## CHALLENGE
Please write the listing below out again exactly, leaving every picture behind.

----

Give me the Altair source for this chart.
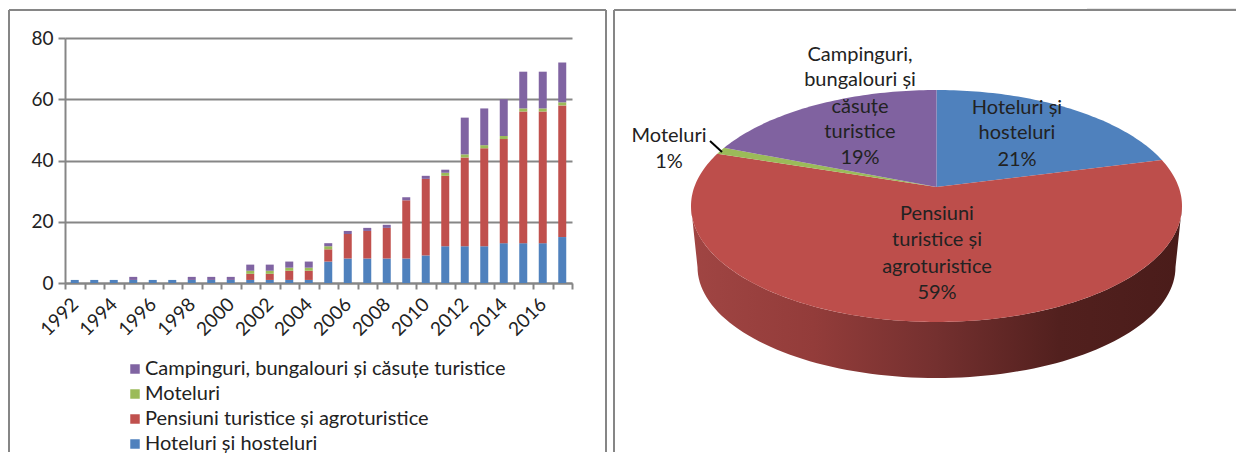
import math
import altair as alt
import pandas as pd

years = [str(y) for y in range(1992, 2018)]
hoteluri = [1,1,1,1,1,1,1,1,1,1,1,1,1,7,8,8,8,8,9,12,12,12,13,13,13,15]
pensiuni = [0,0,0,0,0,0,0,0,0,2,2,3,3,4,8,9,10,19,25,23,29,32,34,43,43,43]
moteluri = [0,0,0,0,0,0,0,0,0,1,1,1,1,1,0,0,0,0,0,1,1,1,1,1,1,1]
campinguri = [0,0,0,1,0,0,1,1,1,2,2,2,2,1,1,1,1,1,1,1,12,12,12,12,12,13]

names = ["Campinguri, bungalouri și căsuțe turistice", "Moteluri",
         "Pensiuni turistice și agroturistice", "Hoteluri și hosteluri"]
bar_colors = ["#8064a2", "#9bbb59", "#c0504d", "#4f81bd"]

pie_names = ["Hoteluri și hosteluri", "Pensiuni turistice și agroturistice", "Moteluri",
             "Campinguri, bungalouri și căsuțe turistice"]
pie_shares = [21, 59, 1, 19]
pie_colors = ["#4f81bd", "#bd4e4b", "#9bbb59", "#8062a0"]

FONT = "Lato"
GREY = "#868686"
TEXT = "#222222"

rows = []
for s_order, (nm, vals) in enumerate(zip(names[::-1], [hoteluri, pensiuni, moteluri, campinguri])):
    for yr, v in zip(years, vals):
        rows.append({"year": yr, "series": nm, "value": v, "o": s_order})
df = pd.DataFrame(rows)

bars = alt.Chart(df).mark_bar(size=8).encode(
    x=alt.X("year:N", title=None, sort=years,
            scale=alt.Scale(paddingInner=0, paddingOuter=0),
            axis=alt.Axis(labelAngle=-45, labelAlign="right", labelBaseline="middle",
                          labelFont=FONT, labelFontSize=19, labelColor=TEXT, labelPadding=12,
                          labelExpr="parseInt(datum.label) % 2 == 0 ? datum.label : ''",
                          labelOverlap=False, tickBand="extent", tickSize=6, tickWidth=2,
                          tickColor=GREY, domainColor=GREY, domainWidth=2, grid=False)),
    y=alt.Y("value:Q", title=None, stack="zero",
            scale=alt.Scale(domain=[0, 80], nice=False),
            axis=alt.Axis(values=[0, 20, 40, 60, 80], labelFont=FONT, labelFontSize=19,
                          labelColor=TEXT, labelPadding=5, tickSize=7, tickWidth=2,
                          tickColor=GREY, domainColor=GREY, domainWidth=2, grid=True,
                          gridColor=GREY, gridWidth=2)),
    color=alt.Color("series:N", scale=alt.Scale(domain=names, range=bar_colors),
                    legend=alt.Legend(title=None, orient="none", legendX=60, legendY=321,
                                      symbolType="square", symbolSize=90, symbolStrokeWidth=0,
                                      labelFont=FONT, labelFontSize=20, labelColor=TEXT, padding=0,
                                      rowPadding=5, labelOffset=0, labelLimit=500)),
    order=alt.Order("o:Q"),
)

PW, PH = 507, 245
def seg(x, y, x2, y2, w=2, c=GREY):
    return alt.Chart(pd.DataFrame({"k": [0]})).mark_rule(color=c, strokeWidth=w).encode(
        x=alt.value(x), x2=alt.value(x2), y=alt.value(y), y2=alt.value(y2))

left = alt.layer(
    seg(-56, -28, 541, -28), seg(-56, -28, -56, 414), seg(541, -28, 541, 414),
    bars,
).properties(width=PW, height=PH)

# Pie drawn as an oblique disc
CX, CY, A, B, APEX = 323.5, 168.0, 245.5, 116.0, 149.0
CX2, CY2, A2, B2 = 323.5, 229.0, 239.0, 111.0
d = (CY - APEX) / B
r = d / (1 + math.sqrt(1 - d * d))

def rim_angle(phi):
    z = complex(math.cos(phi), math.sin(phi))
    w = (z + r) / (1 + r * z)
    return math.atan2(w.imag, w.real)

def pt(t, cx=CX, cy=CY, a=A, b=B):
    return [cx + a * math.sin(t), cy - b * math.cos(t)]

features = []
cum = 0
for nm, share, col in zip(pie_names, pie_shares, pie_colors):
    coords = [[CX, APEX]]
    n = max(3, int(share * 3))
    for i in range(n + 1):
        phi = 2 * math.pi * (cum + share * i / n) / sum(pie_shares)
        coords.append(pt(rim_angle(phi)))
    coords.append([CX, APEX])
    features.append({"type": "Feature", "properties": {"name": nm, "color": col},
                     "geometry": {"type": "Polygon", "coordinates": [coords]}})
    cum += share

wall = []
for i in range(0, 181, 2):
    wall.append(pt(math.radians(90 + i)))
for i in range(180, -1, -2):
    wall.append(pt(math.radians(90 + i), CX2, CY2, A2, B2))
wall.append(wall[0])
wall_feature = [{"type": "Feature", "properties": {"name": "side"},
                 "geometry": {"type": "Polygon", "coordinates": [wall]}}]

wall_fill = alt.Gradient(gradient="linear", x1=0, x2=1, y1=0, y2=0, stops=[
    alt.GradientStop(color="#a04543", offset=0),
    alt.GradientStop(color="#933c3a", offset=0.25),
    alt.GradientStop(color="#74302f", offset=0.5),
    alt.GradientStop(color="#52201e", offset=0.75),
    alt.GradientStop(color="#4a1c1a", offset=1),
])
proj = dict(type="identity", scale=1, translate=[0, 0])
wall_layer = alt.Chart(alt.Data(values=wall_feature)).mark_geoshape(
    fill=wall_fill, strokeWidth=0).project(**proj)
top_layer = alt.Chart(alt.Data(values=features)).mark_geoshape(strokeWidth=0).encode(
    fill=alt.Fill("properties.color:N", scale=None)).project(**proj)

label_lines = [
    ("Campinguri,", 247, 17), ("bungalouri și", 247, 42), ("căsuțe", 247, 69),
    ("turistice", 247, 94), ("19%", 247, 120),
    ("Hoteluri și", 404, 70), ("hosteluri", 404, 95), ("21%", 404, 122),
    ("Pensiuni", 324, 176), ("turistice și", 324, 202), ("agroturistice", 324, 229), ("59%", 324, 255),
    ("Moteluri", 56, 98), ("1%", 56, 124),
]
labels = alt.Chart(pd.DataFrame(label_lines, columns=["t", "px", "py"])).mark_text(
    font=FONT, fontSize=20, color=TEXT, align="center", baseline="middle").encode(
    text="t:N", x=alt.X("px:Q", scale=None), y=alt.Y("py:Q", scale=None))

right = alt.layer(
    seg(1, -28, 1, 414), seg(1, -28, 623, -28),
    seg(474, -29.5, 623, -29.5, 1, "#e8e8e8"),
    wall_layer, top_layer,
    seg(97, 103, 109, 114, 2, "#000000"),
    labels,
).properties(width=623, height=414)

chart = alt.hconcat(left, right, spacing=6).properties(padding=0).configure_view(stroke=None)
chart.save("out.html", embed_options={"renderer": "svg", "actions": False})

----

## TASK SOLUTION
Give me the Altair source for this chart.
import math
import altair as alt
import pandas as pd

years = [str(y) for y in range(1992, 2018)]
hoteluri = [1,1,1,1,1,1,1,1,1,1,1,1,1,7,8,8,8,8,9,12,12,12,13,13,13,15]
pensiuni = [0,0,0,0,0,0,0,0,0,2,2,3,3,4,8,9,10,19,25,23,29,32,34,43,43,43]
moteluri = [0,0,0,0,0,0,0,0,0,1,1,1,1,1,0,0,0,0,0,1,1,1,1,1,1,1]
campinguri = [0,0,0,1,0,0,1,1,1,2,2,2,2,1,1,1,1,1,1,1,12,12,12,12,12,13]

names = ["Campinguri, bungalouri și căsuțe turistice", "Moteluri",
         "Pensiuni turistice și agroturistice", "Hoteluri și hosteluri"]
bar_colors = ["#8064a2", "#9bbb59", "#c0504d", "#4f81bd"]

pie_names = ["Hoteluri și hosteluri", "Pensiuni turistice și agroturistice", "Moteluri",
             "Campinguri, bungalouri și căsuțe turistice"]
pie_shares = [21, 59, 1, 19]
pie_colors = ["#4f81bd", "#bd4e4b", "#9bbb59", "#8062a0"]

FONT = "Lato"
GREY = "#868686"
TEXT = "#222222"

rows = []
for s_order, (nm, vals) in enumerate(zip(names[::-1], [hoteluri, pensiuni, moteluri, campinguri])):
    for yr, v in zip(years, vals):
        rows.append({"year": yr, "series": nm, "value": v, "o": s_order})
df = pd.DataFrame(rows)

bars = alt.Chart(df).mark_bar(size=8).encode(
    x=alt.X("year:N", title=None, sort=years,
            scale=alt.Scale(paddingInner=0, paddingOuter=0),
            axis=alt.Axis(labelAngle=-45, labelAlign="right", labelBaseline="middle",
                          labelFont=FONT, labelFontSize=19, labelColor=TEXT, labelPadding=12,
                          labelExpr="parseInt(datum.label) % 2 == 0 ? datum.label : ''",
                          labelOverlap=False, tickBand="extent", tickSize=6, tickWidth=2,
                          tickColor=GREY, domainColor=GREY, domainWidth=2, grid=False)),
    y=alt.Y("value:Q", title=None, stack="zero",
            scale=alt.Scale(domain=[0, 80], nice=False),
            axis=alt.Axis(values=[0, 20, 40, 60, 80], labelFont=FONT, labelFontSize=19,
                          labelColor=TEXT, labelPadding=5, tickSize=7, tickWidth=2,
                          tickColor=GREY, domainColor=GREY, domainWidth=2, grid=True,
                          gridColor=GREY, gridWidth=2)),
    color=alt.Color("series:N", scale=alt.Scale(domain=names, range=bar_colors),
                    legend=alt.Legend(title=None, orient="none", legendX=60, legendY=321,
                                      symbolType="square", symbolSize=90, symbolStrokeWidth=0,
                                      labelFont=FONT, labelFontSize=20, labelColor=TEXT, padding=0,
                                      rowPadding=5, labelOffset=0, labelLimit=500)),
    order=alt.Order("o:Q"),
)

PW, PH = 507, 245
def seg(x, y, x2, y2, w=2, c=GREY):
    return alt.Chart(pd.DataFrame({"k": [0]})).mark_rule(color=c, strokeWidth=w).encode(
        x=alt.value(x), x2=alt.value(x2), y=alt.value(y), y2=alt.value(y2))

left = alt.layer(
    seg(-56, -28, 541, -28), seg(-56, -28, -56, 414), seg(541, -28, 541, 414),
    bars,
).properties(width=PW, height=PH)

# Pie drawn as an oblique disc
CX, CY, A, B, APEX = 323.5, 168.0, 245.5, 116.0, 149.0
CX2, CY2, A2, B2 = 323.5, 229.0, 239.0, 111.0
d = (CY - APEX) / B
r = d / (1 + math.sqrt(1 - d * d))

def rim_angle(phi):
    z = complex(math.cos(phi), math.sin(phi))
    w = (z + r) / (1 + r * z)
    return math.atan2(w.imag, w.real)

def pt(t, cx=CX, cy=CY, a=A, b=B):
    return [cx + a * math.sin(t), cy - b * math.cos(t)]

features = []
cum = 0
for nm, share, col in zip(pie_names, pie_shares, pie_colors):
    coords = [[CX, APEX]]
    n = max(3, int(share * 3))
    for i in range(n + 1):
        phi = 2 * math.pi * (cum + share * i / n) / sum(pie_shares)
        coords.append(pt(rim_angle(phi)))
    coords.append([CX, APEX])
    features.append({"type": "Feature", "properties": {"name": nm, "color": col},
                     "geometry": {"type": "Polygon", "coordinates": [coords]}})
    cum += share

wall = []
for i in range(0, 181, 2):
    wall.append(pt(math.radians(90 + i)))
for i in range(180, -1, -2):
    wall.append(pt(math.radians(90 + i), CX2, CY2, A2, B2))
wall.append(wall[0])
wall_feature = [{"type": "Feature", "properties": {"name": "side"},
                 "geometry": {"type": "Polygon", "coordinates": [wall]}}]

wall_fill = alt.Gradient(gradient="linear", x1=0, x2=1, y1=0, y2=0, stops=[
    alt.GradientStop(color="#a04543", offset=0),
    alt.GradientStop(color="#933c3a", offset=0.25),
    alt.GradientStop(color="#74302f", offset=0.5),
    alt.GradientStop(color="#52201e", offset=0.75),
    alt.GradientStop(color="#4a1c1a", offset=1),
])
proj = dict(type="identity", scale=1, translate=[0, 0])
wall_layer = alt.Chart(alt.Data(values=wall_feature)).mark_geoshape(
    fill=wall_fill, strokeWidth=0).project(**proj)
top_layer = alt.Chart(alt.Data(values=features)).mark_geoshape(strokeWidth=0).encode(
    fill=alt.Fill("properties.color:N", scale=None)).project(**proj)

label_lines = [
    ("Campinguri,", 247, 17), ("bungalouri și", 247, 42), ("căsuțe", 247, 69),
    ("turistice", 247, 94), ("19%", 247, 120),
    ("Hoteluri și", 404, 70), ("hosteluri", 404, 95), ("21%", 404, 122),
    ("Pensiuni", 324, 176), ("turistice și", 324, 202), ("agroturistice", 324, 229), ("59%", 324, 255),
    ("Moteluri", 56, 98), ("1%", 56, 124),
]
labels = alt.Chart(pd.DataFrame(label_lines, columns=["t", "px", "py"])).mark_text(
    font=FONT, fontSize=20, color=TEXT, align="center", baseline="middle").encode(
    text="t:N", x=alt.X("px:Q", scale=None), y=alt.Y("py:Q", scale=None))

right = alt.layer(
    seg(1, -28, 1, 414), seg(1, -28, 623, -28),
    seg(474, -29.5, 623, -29.5, 1, "#e8e8e8"),
    wall_layer, top_layer,
    seg(97, 103, 109, 114, 2, "#000000"),
    labels,
).properties(width=623, height=414)

chart = alt.hconcat(left, right, spacing=6).properties(padding=0).configure_view(stroke=None)
chart.save("out.html", embed_options={"renderer": "svg", "actions": False})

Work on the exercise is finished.